Other names that had circulated included 94-year-old William Baumol, a US labor market specialist,  Indian-born US economist Jagdish Bhagwati, a free-trade researcher, and Paul Romer, the chief economist at the World Bank.

Of the 76 economics prize laureates, US citizens dominate the list overwhelmingly, with 55 winners since the award was first given in 1969. With the exception of economics, the prizes were endowed by Swedish industrialist Alfred Nobel (1833-96), the inventor of dynamite. The economics prize, which was not one of the original prizes mentioned in Nobel's last will and testament, is formally called the Sveriges Riksbank Prize in Economic Sciences in Memory of Alfred Nobel.

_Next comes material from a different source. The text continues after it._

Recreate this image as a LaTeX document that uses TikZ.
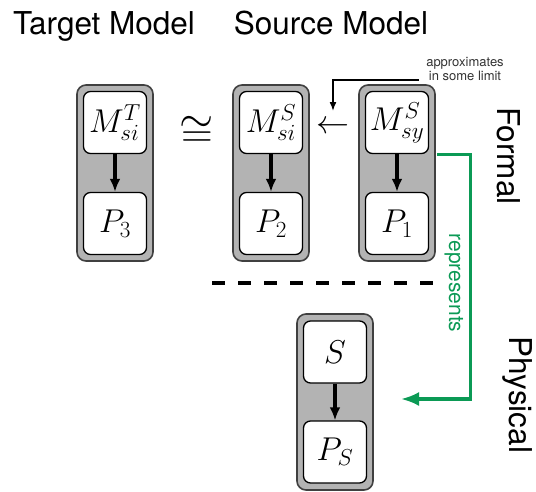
\RequirePackage{fix-cm}
\documentclass[tikz,border=0pt]{standalone}
\usepackage{fontspec}
\setmainfont{TeX Gyre Heros}
\usetikzlibrary{arrows.meta,calc}
\definecolor{boxgray}{HTML}{B3B3B3}
\definecolor{rgreen}{HTML}{0B9A55}
\begin{document}
\begin{tikzpicture}[x=1pt,y=-1pt,
 outerbox/.style={draw=black!75, line width=1.6pt, fill=boxgray, rounded corners=9pt, minimum width=76pt, minimum height=176pt, inner sep=0pt},
 innerbox/.style={draw=black, line width=1.3pt, fill=white, rounded corners=7pt, minimum width=63pt, minimum height=62pt, inner sep=0pt, font=\fontsize{33}{38}\selectfont},
 flow/.style={-{Latex[length=13pt,width=11pt]}, line width=3.3pt},
 title/.style={font=\fontsize{31.5}{36}\selectfont, inner sep=0pt},
 greenpath/.style={draw=rgreen, line width=3.3pt, -{Latex[length=18pt,width=14pt]}},
]
\useasboundingbox (0,0) rectangle (536,491);
% titles
\node[title, anchor=base] (tt) at (104,34) {Target Model};
\node[title, anchor=base] (st) at (331,34) {Source Model};
\node[title, rotate=-90, anchor=base] (fm) at (497,156) {Formal};
\node[title, rotate=-90, anchor=base] (ph) at (509,395) {Physical};
% group 1
\node[outerbox] (o1) at (115,173) {};
\node[innerbox] (t1) at (115,122.5) {$M^T_{si}$};
\node[innerbox] (b1) at (115,223.5) {$P_3$};
\draw[flow] (t1) -- (b1);
% group 2
\node[outerbox] (o2) at (271,173) {};
\node[innerbox] (t2) at (271,122.5) {$M^S_{si}$};
\node[innerbox] (b2) at (271,223.5) {$P_2$};
\draw[flow] (t2) -- (b2);
% group 3
\node[outerbox] (o3) at (397,173) {};
\node[innerbox] (t3) at (397,122.5) {$M^S_{sy}$};
\node[innerbox] (b3) at (397,223.5) {$P_1$};
\draw[flow] (t3) -- (b3);
% physical group
\node[outerbox] (o4) at (335,402) {};
\node[innerbox] (t4) at (335,352) {$S$};
\node[innerbox] (b4) at (335,452) {$P_S$};
\draw[flow] (t4) -- (b4);
% relations
\node[font=\fontsize{44}{46}\selectfont, inner sep=0pt] (cong) at (197,132) {$\cong$};
\node[font=\fontsize{33}{38}\selectfont, inner sep=0pt] (la) at (333,127) {$\leftarrow$};
\node[font=\fontsize{13}{14}\selectfont, align=center, text=black!80, inner sep=0pt] (ap) at (465,69) {approximates\\in some limit};
\coordinate (aps) at (419,80);
\coordinate (ape) at (333,111);
\draw[line width=1.6pt, -{Latex[length=9pt,width=7pt]}] (aps) -| (ape);
% dashed separator
\coordinate (d1) at (212,283);
\coordinate (d2) at (438,283);
\draw[line width=3.3pt, dash pattern=on 13pt off 13pt] (d1) -- (d2);
% represents
\coordinate (gs) at ($(o3.east |- t3.south)+(1.5,0)$);
\coordinate (gend) at (401,399);
\draw[greenpath] (gs) -- ($(gs)+(33,0)$) |- (gend);
\node[font=\fontsize{21}{24}\selectfont, text=rgreen, rotate=-90, anchor=base, inner sep=0pt] (rep) at (449,283) {represents};
\end{tikzpicture}
\end{document}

Oliver Hant and Bengt Holmstrom win Nobel Prize in Economics

The prize, endowed with 8 million kronor ($930,000, 827,450 euros), was created and funded by the Swedish central bank. 

Other economists thought to be in the running for the award had been France's Olivier Blanchard, former chief economist at the IMF, and Swedish professor and ex-central banker Lars E.O. Svensson for his work on monetary policy.

"I was dazed, like most prize winners, very surprised and very happy," Holmstrom told reporters on a conference call.

Women remain largely absent from the list of economics laureates with a lone woman chosen in its 47-year history: Elinor Ostrom, in 2009. The economics prize is the fifth of the six Nobel prizes to be announced this year. The award is formally presented in Stockholm on December 10.